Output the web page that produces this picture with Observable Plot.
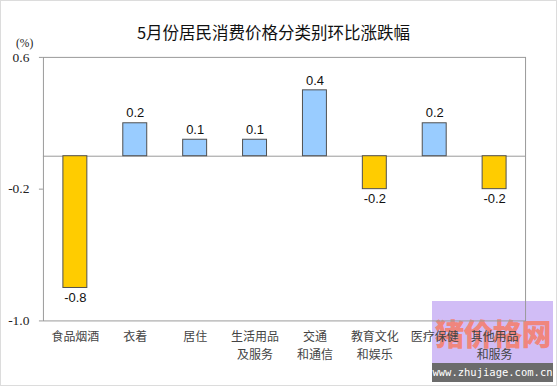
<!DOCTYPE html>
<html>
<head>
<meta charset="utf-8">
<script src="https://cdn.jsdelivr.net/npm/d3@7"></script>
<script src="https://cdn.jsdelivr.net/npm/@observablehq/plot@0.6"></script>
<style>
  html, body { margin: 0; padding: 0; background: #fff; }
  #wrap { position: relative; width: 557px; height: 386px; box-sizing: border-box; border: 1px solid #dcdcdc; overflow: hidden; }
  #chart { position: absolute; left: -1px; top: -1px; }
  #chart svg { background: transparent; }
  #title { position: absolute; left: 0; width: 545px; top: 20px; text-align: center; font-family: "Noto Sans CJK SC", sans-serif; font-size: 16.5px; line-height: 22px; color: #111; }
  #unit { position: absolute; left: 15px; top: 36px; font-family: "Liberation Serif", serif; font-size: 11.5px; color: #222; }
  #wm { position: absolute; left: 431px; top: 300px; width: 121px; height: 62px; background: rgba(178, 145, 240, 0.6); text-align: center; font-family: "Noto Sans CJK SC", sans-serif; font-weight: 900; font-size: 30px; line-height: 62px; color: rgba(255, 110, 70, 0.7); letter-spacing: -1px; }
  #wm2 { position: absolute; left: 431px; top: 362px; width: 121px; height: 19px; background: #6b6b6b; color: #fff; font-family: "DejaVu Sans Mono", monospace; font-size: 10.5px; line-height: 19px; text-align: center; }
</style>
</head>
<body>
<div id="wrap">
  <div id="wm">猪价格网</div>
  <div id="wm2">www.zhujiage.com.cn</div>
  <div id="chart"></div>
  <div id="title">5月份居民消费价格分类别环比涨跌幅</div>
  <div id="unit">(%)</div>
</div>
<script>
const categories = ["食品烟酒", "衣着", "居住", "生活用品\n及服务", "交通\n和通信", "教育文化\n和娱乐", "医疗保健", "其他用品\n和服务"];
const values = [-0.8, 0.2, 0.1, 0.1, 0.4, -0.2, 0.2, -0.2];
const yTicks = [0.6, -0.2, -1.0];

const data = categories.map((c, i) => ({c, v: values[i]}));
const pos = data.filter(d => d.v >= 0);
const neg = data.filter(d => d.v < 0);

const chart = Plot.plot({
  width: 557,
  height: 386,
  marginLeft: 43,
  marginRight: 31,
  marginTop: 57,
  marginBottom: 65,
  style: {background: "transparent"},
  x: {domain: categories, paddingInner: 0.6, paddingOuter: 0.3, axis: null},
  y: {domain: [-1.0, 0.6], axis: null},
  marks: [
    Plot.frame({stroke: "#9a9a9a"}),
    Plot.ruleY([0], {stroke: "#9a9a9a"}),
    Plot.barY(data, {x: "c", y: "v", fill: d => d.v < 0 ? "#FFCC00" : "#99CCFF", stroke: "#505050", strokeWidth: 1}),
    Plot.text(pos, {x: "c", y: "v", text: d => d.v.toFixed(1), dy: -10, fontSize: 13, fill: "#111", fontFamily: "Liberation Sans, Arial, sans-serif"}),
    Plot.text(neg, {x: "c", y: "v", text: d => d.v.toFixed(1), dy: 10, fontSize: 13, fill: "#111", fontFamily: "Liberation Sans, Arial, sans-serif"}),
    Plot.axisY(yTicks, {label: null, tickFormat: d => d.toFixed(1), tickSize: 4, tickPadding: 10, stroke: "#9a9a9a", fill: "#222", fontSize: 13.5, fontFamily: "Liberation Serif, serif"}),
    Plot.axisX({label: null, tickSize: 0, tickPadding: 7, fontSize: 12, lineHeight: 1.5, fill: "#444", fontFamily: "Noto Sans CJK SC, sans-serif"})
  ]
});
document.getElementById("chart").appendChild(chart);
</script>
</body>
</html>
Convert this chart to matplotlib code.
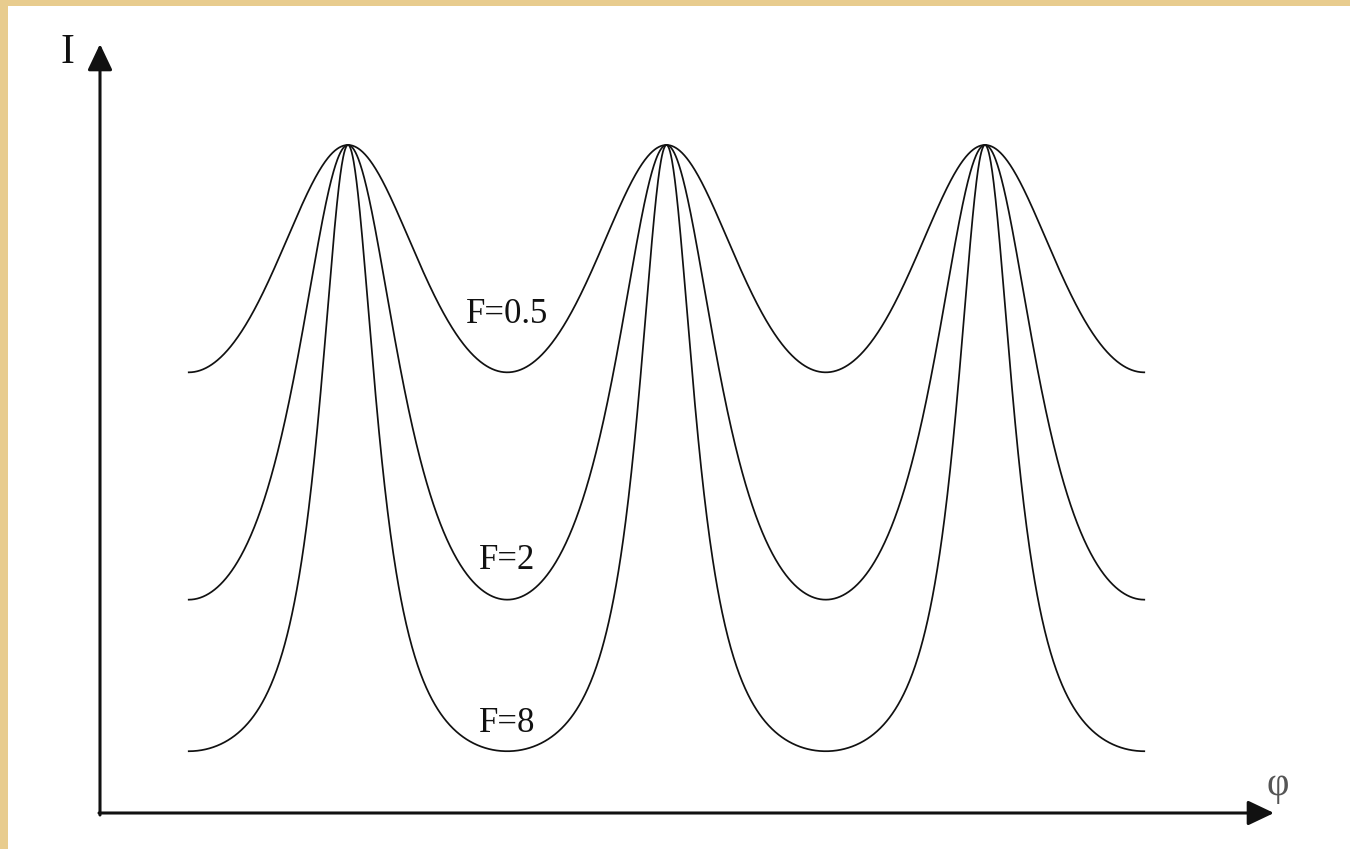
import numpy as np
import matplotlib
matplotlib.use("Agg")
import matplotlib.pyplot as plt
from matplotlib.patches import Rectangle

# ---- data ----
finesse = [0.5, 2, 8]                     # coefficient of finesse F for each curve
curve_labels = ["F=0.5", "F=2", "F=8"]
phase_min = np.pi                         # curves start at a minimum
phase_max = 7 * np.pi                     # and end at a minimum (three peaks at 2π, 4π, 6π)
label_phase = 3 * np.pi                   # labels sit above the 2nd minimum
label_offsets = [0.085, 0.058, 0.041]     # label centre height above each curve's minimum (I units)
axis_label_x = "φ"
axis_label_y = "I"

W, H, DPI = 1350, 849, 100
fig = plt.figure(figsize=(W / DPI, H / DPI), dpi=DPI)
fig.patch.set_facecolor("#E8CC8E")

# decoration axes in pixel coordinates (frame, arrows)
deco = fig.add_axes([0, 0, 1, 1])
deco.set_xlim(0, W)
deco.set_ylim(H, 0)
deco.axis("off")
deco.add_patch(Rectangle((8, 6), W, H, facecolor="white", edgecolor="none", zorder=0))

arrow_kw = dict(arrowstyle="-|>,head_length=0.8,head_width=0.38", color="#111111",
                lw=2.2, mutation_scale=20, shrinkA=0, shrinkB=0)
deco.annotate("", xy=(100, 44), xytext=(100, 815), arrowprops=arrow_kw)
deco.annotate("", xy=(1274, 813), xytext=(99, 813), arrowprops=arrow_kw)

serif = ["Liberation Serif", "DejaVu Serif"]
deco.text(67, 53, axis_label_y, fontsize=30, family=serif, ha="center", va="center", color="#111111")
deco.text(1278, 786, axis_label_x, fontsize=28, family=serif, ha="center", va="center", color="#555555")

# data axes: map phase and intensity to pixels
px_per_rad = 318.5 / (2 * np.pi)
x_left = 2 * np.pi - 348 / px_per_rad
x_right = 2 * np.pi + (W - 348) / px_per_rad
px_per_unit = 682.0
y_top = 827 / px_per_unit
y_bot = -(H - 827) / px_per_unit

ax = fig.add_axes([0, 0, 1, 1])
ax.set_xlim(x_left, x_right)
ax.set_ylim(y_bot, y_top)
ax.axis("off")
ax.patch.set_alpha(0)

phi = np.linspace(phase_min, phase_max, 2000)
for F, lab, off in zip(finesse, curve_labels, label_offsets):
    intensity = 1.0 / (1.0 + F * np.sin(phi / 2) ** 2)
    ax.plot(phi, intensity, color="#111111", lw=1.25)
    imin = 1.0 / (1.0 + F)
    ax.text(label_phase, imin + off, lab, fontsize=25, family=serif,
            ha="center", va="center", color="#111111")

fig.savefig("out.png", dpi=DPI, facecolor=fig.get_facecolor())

**Task directions:** Copy out each line in the listing that has the word "chart".

**Solution to the problem:**
  #chart { position: absolute; left: -1px; top: -1px; }
  #chart svg { background: transparent; }
  <div id="chart"></div>
const chart = Plot.plot({
document.getElementById("chart").appendChild(chart);
Convert this chart to matplotlib code.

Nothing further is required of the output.